> WHAT THIS TASK INVOLVES: Transcribe the material in full. Nothing should differ except that the pictures are left out.

> COLLECTED DATA:
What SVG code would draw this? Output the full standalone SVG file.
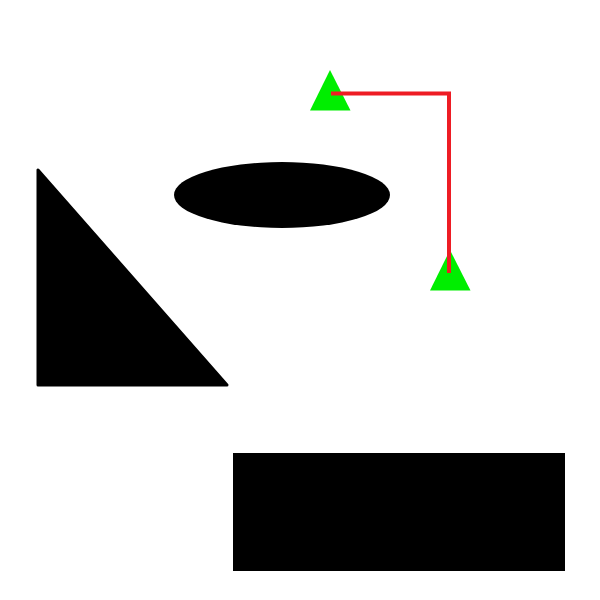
<svg xmlns="http://www.w3.org/2000/svg" width="600" height="600" viewBox="0 0 600 600">
<style>
.shape{fill:#000}
.marker{fill:#00ee00}
.conn{fill:none;stroke:#ee1c24;stroke-width:4;stroke-linejoin:miter}
</style>
<rect width="600" height="600" fill="#fff"/>
<g id="triangle-left"><polygon class="shape" points="38,170 38,385 227,385" stroke="#000" stroke-width="3" stroke-linejoin="round"/></g>
<g id="ellipse"><ellipse class="shape" cx="282" cy="195" rx="108" ry="33"/></g>
<g id="rect"><rect class="shape" x="233" y="453" width="332" height="118"/></g>
<g id="marker-a"><polygon class="marker" points="330,70 310,110.5 350.5,110.5"/></g>
<g id="marker-b"><polygon class="marker" points="450,250 430,290.5 470.5,290.5"/></g>
<g id="connectors"><polyline class="conn" points="331,93.5 449,93.5 449,273"/></g>
</svg>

> CORRECT RESPONSE:
What SVG code would draw this? Output the full standalone SVG file.
<svg xmlns="http://www.w3.org/2000/svg" width="600" height="600" viewBox="0 0 600 600">
<style>
.shape{fill:#000}
.marker{fill:#00ee00}
.conn{fill:none;stroke:#ee1c24;stroke-width:4;stroke-linejoin:miter}
</style>
<rect width="600" height="600" fill="#fff"/>
<g id="triangle-left"><polygon class="shape" points="38,170 38,385 227,385" stroke="#000" stroke-width="3" stroke-linejoin="round"/></g>
<g id="ellipse"><ellipse class="shape" cx="282" cy="195" rx="108" ry="33"/></g>
<g id="rect"><rect class="shape" x="233" y="453" width="332" height="118"/></g>
<g id="marker-a"><polygon class="marker" points="330,70 310,110.5 350.5,110.5"/></g>
<g id="marker-b"><polygon class="marker" points="450,250 430,290.5 470.5,290.5"/></g>
<g id="connectors"><polyline class="conn" points="331,93.5 449,93.5 449,273"/></g>
</svg>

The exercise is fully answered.